Namira, Lady of Decay

Though many see her, as people tend to see all Daedra, as an evil figure, I see something different.

Namira is patron to "repulsive creatures which inspire mortals with an instinctive revulsion". But tell me, does the fact that something makes you feel disgust mean that it is inherently bad? For example, my assorted neurodivergences often inhibit my ability to bathe on a regular basis. I've managed to get it down to around once a week, but I recall that at one point it had been literal years since I had taken a shower. This is, objectively, pretty gross. But it is not evil!

Now, consider the beggar, a class to which she is established as being patron. There are many in our society who hate that they exist, not in the sense that "it sure sucks that people get put in a position where they need to do that" as is entirely reasonable, but rather in the sense that they would rather install spikes on their windowsills to eliminate the possibility of their building sheltering a homeless person than do literally anything of use. I hope you agree, dear reader, that these people's disgust does not take precedence over the right for every being to live a happy, healthy life. Even vermin has a right to exist.

And, speaking of vermin, let us return to the decay mentioned in her title. While it is understandable that we collectively have this revulsion instinct, as many of the organisms involved in the process of rot can have deleterious effects on the human body, it is also undeniable that it is an important component of life on this planet. After all, what is rot but the process of recycling the dead so that life may flourish? In this way, perhaps Namira could even be considered an earth goddess? I've just googled that phrase, and found the term "chthonic", a Greek word that when applied to deities carries the dual associations of "soil" (and by extension "agriculture") and "the underworld" (and by extension "death"), and while this page is saying that no god "is" cthonic, it's more about the difference in ritual when you're calling on different aspects of a figure, it certainly shows that I'm not the first to make this connection. (It's also interesting given that one of her other spheres is "spirits", but I don't have much to say on that.)
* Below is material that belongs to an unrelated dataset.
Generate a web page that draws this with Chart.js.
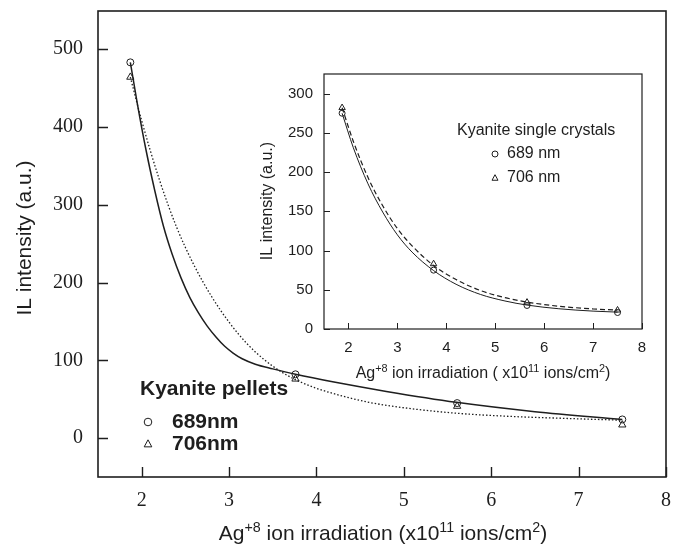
<!DOCTYPE html>
<html>
<head>
<meta charset="utf-8">
<script src="https://cdn.jsdelivr.net/npm/chart.js@4/dist/chart.umd.min.js"></script>
<style>
  body { margin: 0; background: #fff; }
  #wrap { position: relative; width: 680px; height: 545px; }
  #main { position: absolute; left: 0; top: 0; }
  #inset { position: absolute; left: 250px; top: 60px; }
</style>
</head>
<body>
<div id="wrap">
  <canvas id="main" width="680" height="545"></canvas>
  <canvas id="inset" width="400" height="330"></canvas>
</div>
<script>
// ---- main plot: Kyanite pellets ----
const pelletX = [1.87, 3.76, 5.61, 7.50];
const pellet689 = [483, 82, 45, 24];
const pellet706 = [464, 76, 41, 17];

// fitted curves
const pelletFit689X = [1.87, 1.95, 2.05, 2.15, 2.25, 2.35, 2.45, 2.55, 2.65, 2.75, 2.85, 2.95, 3.05, 3.15, 3.3, 3.5, 3.76, 4.2, 4.8, 5.6, 6.5, 7.5];
const pelletFit689Y = [483, 430, 370, 318, 272, 236, 206, 181, 161, 144, 130, 118, 109, 102, 95, 89, 82, 72, 60, 46, 34, 24];
const pelletFit706X = [1.87, 2.0, 2.2, 2.4, 2.6, 2.8, 3.0, 3.2, 3.4, 3.6, 3.8, 4.0, 4.3, 4.6, 5.0, 5.6, 6.2, 6.8, 7.5];
const pelletFit706Y = [464, 408, 333, 271, 222, 182, 149, 122, 101, 85, 73, 64, 54, 46, 39, 32, 28, 25.5, 23];

const mainXTicks = [2, 3, 4, 5, 6, 7, 8];
const mainYTicks = [0, 100, 200, 300, 400, 500];

// ---- inset: Kyanite single crystals ----
const crystalX = [1.87, 3.74, 5.65, 7.50];
const crystal689 = [275, 75, 30, 21];
const crystal706 = [282, 83, 34, 24];

const crystalFit689X = [1.87, 2.1, 2.4, 2.7, 3.0, 3.3, 3.74, 4.2, 4.7, 5.2, 5.65, 6.3, 7.0, 7.5];
const crystalFit689Y = [275, 231, 185, 149, 120, 98, 74.5, 57, 44, 35.7, 30.5, 25.8, 22.8, 21.5];
const crystalFit706X = [1.87, 2.1, 2.4, 2.7, 3.0, 3.3, 3.74, 4.2, 4.7, 5.2, 5.65, 6.3, 7.0, 7.5];
const crystalFit706Y = [282, 239, 193, 157, 128, 106, 81, 63, 49, 40, 34.3, 29, 25.6, 24];

const insetXTicks = [2, 3, 4, 5, 6, 7, 8];
const insetYTicks = [0, 50, 100, 150, 200, 250, 300];

const INK = '#1e1e1e';
const SANS = '"Liberation Sans", Arial, sans-serif';
const SERIF = '"Liberation Serif", "Times New Roman", serif';

function pairs(xs, ys) {
  return xs.map((x, i) => ({ x: x, y: ys[i] }));
}

// text with superscript pieces, centred on x
function drawParts(ctx, parts, x, y, size, family) {
  let total = 0;
  parts.forEach(p => {
    ctx.font = (p[1] ? size * 0.68 : size) + 'px ' + family;
    total += ctx.measureText(p[0]).width;
  });
  let cx = x - total / 2;
  ctx.textAlign = 'left';
  ctx.textBaseline = 'alphabetic';
  parts.forEach(p => {
    ctx.font = (p[1] ? size * 0.68 : size) + 'px ' + family;
    ctx.fillText(p[0], cx, p[1] ? y - size * 0.4 : y);
    cx += ctx.measureText(p[0]).width;
  });
}

function marker(ctx, shape, x, y, r) {
  ctx.beginPath();
  if (shape === 'circle') {
    ctx.arc(x, y, r, 0, Math.PI * 2);
  } else {
    ctx.moveTo(x, y - r * 1.1);
    ctx.lineTo(x + r, y + r * 0.75);
    ctx.lineTo(x - r, y + r * 0.75);
    ctx.closePath();
  }
  ctx.stroke();
}

// frame, inward ticks, titles and legend
function deco(cfg) {
  return {
    id: 'deco',
    afterDraw(chart) {
      const ctx = chart.ctx;
      const a = chart.chartArea;
      const xs = chart.scales.x, ys = chart.scales.y;
      ctx.save();
      ctx.strokeStyle = INK;
      ctx.fillStyle = INK;
      ctx.lineWidth = cfg.frameWidth;
      ctx.strokeRect(a.left, a.top, a.right - a.left, a.bottom - a.top);

      ctx.lineWidth = cfg.tickWidth;
      ctx.beginPath();
      cfg.xTicks.forEach(v => {
        const px = Math.round(xs.getPixelForValue(v)) + 0.5;
        ctx.moveTo(px, a.bottom);
        ctx.lineTo(px, a.bottom - cfg.tickLen);
      });
      cfg.yTicks.forEach(v => {
        const py = Math.round(ys.getPixelForValue(v)) + 0.5;
        ctx.moveTo(a.left, py);
        ctx.lineTo(a.left + cfg.tickLen, py);
      });
      ctx.stroke();

      drawParts(ctx, cfg.xTitle, cfg.xTitlePos[0], cfg.xTitlePos[1], cfg.titleSize, SANS);

      ctx.save();
      ctx.translate(cfg.yTitlePos[0], cfg.yTitlePos[1]);
      ctx.rotate(-Math.PI / 2);
      ctx.font = cfg.titleSize + 'px ' + SANS;
      ctx.textAlign = 'center';
      ctx.textBaseline = 'middle';
      ctx.fillText(cfg.yTitle, 0, 0);
      ctx.restore();

      const lg = cfg.legend;
      ctx.font = lg.font;
      ctx.textAlign = 'left';
      ctx.textBaseline = 'middle';
      ctx.fillText(lg.title, lg.titlePos[0], lg.titlePos[1]);
      ctx.lineWidth = 1;
      lg.items.forEach(it => {
        marker(ctx, it.shape, lg.markX, it.y, lg.markR);
        ctx.fillText(it.label, lg.textX, it.y);
      });
      ctx.restore();
    }
  };
}

function noPad(s) {
  s.paddingLeft = 0; s.paddingRight = 0; s.paddingTop = 0; s.paddingBottom = 0;
}

function makeChart(id, o) {
  const lineBase = { type: 'line', borderColor: INK, pointRadius: 0, fill: false,
    cubicInterpolationMode: 'monotone', order: 2 };
  const pointBase = { borderColor: INK, backgroundColor: 'rgba(0,0,0,0)', borderWidth: 1,
    showLine: false, order: 1 };
  return new Chart(document.getElementById(id), {
    type: 'scatter',
    data: {
      datasets: [
        Object.assign({}, lineBase, { data: pairs(o.fitAX, o.fitAY), borderWidth: o.lwA }),
        Object.assign({}, lineBase, { data: pairs(o.fitBX, o.fitBY), borderWidth: o.lwB, borderDash: o.dash }),
        Object.assign({}, pointBase, { data: pairs(o.x, o.a), pointStyle: 'circle', pointRadius: o.pr }),
        Object.assign({}, pointBase, { data: pairs(o.x, o.b), pointStyle: 'triangle', pointRadius: o.pr + 0.7 })
      ]
    },
    options: {
      responsive: false,
      animation: false,
      devicePixelRatio: 1,
      layout: { padding: o.pad },
      plugins: { legend: { display: false }, tooltip: { enabled: false } },
      scales: {
        x: {
          type: 'linear', min: 1.5, max: 8,
          grid: { display: false, drawTicks: false }, border: { display: false },
          ticks: { font: o.tickFont, color: INK, padding: o.xPad, maxRotation: 0 },
          afterBuildTicks: s => { s.ticks = o.xTicks.map(v => ({ value: v })); },
          afterFit: s => { s.height = o.xH; noPad(s); }
        },
        y: {
          type: 'linear', min: o.yMin, max: o.yMax,
          grid: { display: false, drawTicks: false }, border: { display: false },
          ticks: { font: o.tickFont, color: INK, padding: o.yPad },
          afterBuildTicks: s => { s.ticks = o.yTicks.map(v => ({ value: v })); },
          afterFit: s => { s.width = o.yW; noPad(s); }
        }
      }
    },
    plugins: [deco(o.deco)]
  });
}

makeChart('main', {
  x: pelletX, a: pellet689, b: pellet706,
  fitAX: pelletFit689X, fitAY: pelletFit689Y, fitBX: pelletFit706X, fitBY: pelletFit706Y,
  lwA: 1.5, lwB: 1.3, dash: [1.5, 2], pr: 3.5,
  xTicks: mainXTicks, yTicks: mainYTicks, yMin: -50, yMax: 549,
  tickFont: { family: SERIF, size: 20 }, xPad: 12, yPad: 15,
  xH: 68, yW: 98, pad: { top: 11, right: 14, left: 0, bottom: 0 },
  deco: {
    frameWidth: 1.6, tickWidth: 1.4, tickLen: 10, xTicks: mainXTicks, yTicks: mainYTicks,
    titleSize: 21,
    xTitle: [['Ag', false], ['+8', true], [' ion irradiation (x10', false], ['11', true], [' ions/cm', false], ['2', true], [')', false]],
    xTitlePos: [383, 540],
    yTitle: 'IL intensity (a.u.)', yTitlePos: [25, 238],
    legend: {
      font: 'bold 21px ' + SANS, title: 'Kyanite pellets', titlePos: [140, 389],
      markX: 148, markR: 3.8, textX: 172,
      items: [{ shape: 'circle', y: 422, label: '689nm' }, { shape: 'triangle', y: 444, label: '706nm' }]
    }
  }
});

makeChart('inset', {
  x: crystalX, a: crystal689, b: crystal706,
  fitAX: crystalFit689X, fitAY: crystalFit689Y, fitBX: crystalFit706X, fitBY: crystalFit706Y,
  lwA: 1, lwB: 1.2, dash: [5, 3], pr: 3,
  xTicks: insetXTicks, yTicks: insetYTicks, yMin: 0, yMax: 325,
  tickFont: { family: SANS, size: 15 }, xPad: 10, yPad: 11,
  xH: 61, yW: 74, pad: { top: 14, right: 8, left: 0, bottom: 0 },
  deco: {
    frameWidth: 1.2, tickWidth: 1, tickLen: 6, xTicks: insetXTicks, yTicks: insetYTicks,
    titleSize: 16,
    xTitle: [['Ag', false], ['+8', true], [' ion irradiation ( x10', false], ['11', true], [' ions/cm', false], ['2', true], [')', false]],
    xTitlePos: [233, 318],
    yTitle: 'IL intensity (a.u.)', yTitlePos: [18, 141],
    legend: {
      font: '16px ' + SANS, title: 'Kyanite single crystals', titlePos: [207, 71],
      markX: 245, markR: 3, textX: 257,
      items: [{ shape: 'circle', y: 94, label: '689 nm' }, { shape: 'triangle', y: 118, label: '706 nm' }]
    }
  }
});
</script>
</body>
</html>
Back to the point: We fear the dark because we know not what lies within it, but in truth it shrouds predator and prey equally. It just so happens that another of Namira's titles is "The Great Darkness"! To be unknown is a blessing to many, from those for whom having their true self revealed to others would put them at risk of persecution, to those whose problems are as simple as "having too many people trying to interact with me makes me anxious", to those such as myself who simply enjoy the concept of mystery (if you are familiar with Homestuck, it may or may not come as a surprise that I am a Void player :) ).

While many would rather not percieve or acknowledge the things in Namira's domain, this very fact means that her aid tends to go to those who are most in need of it.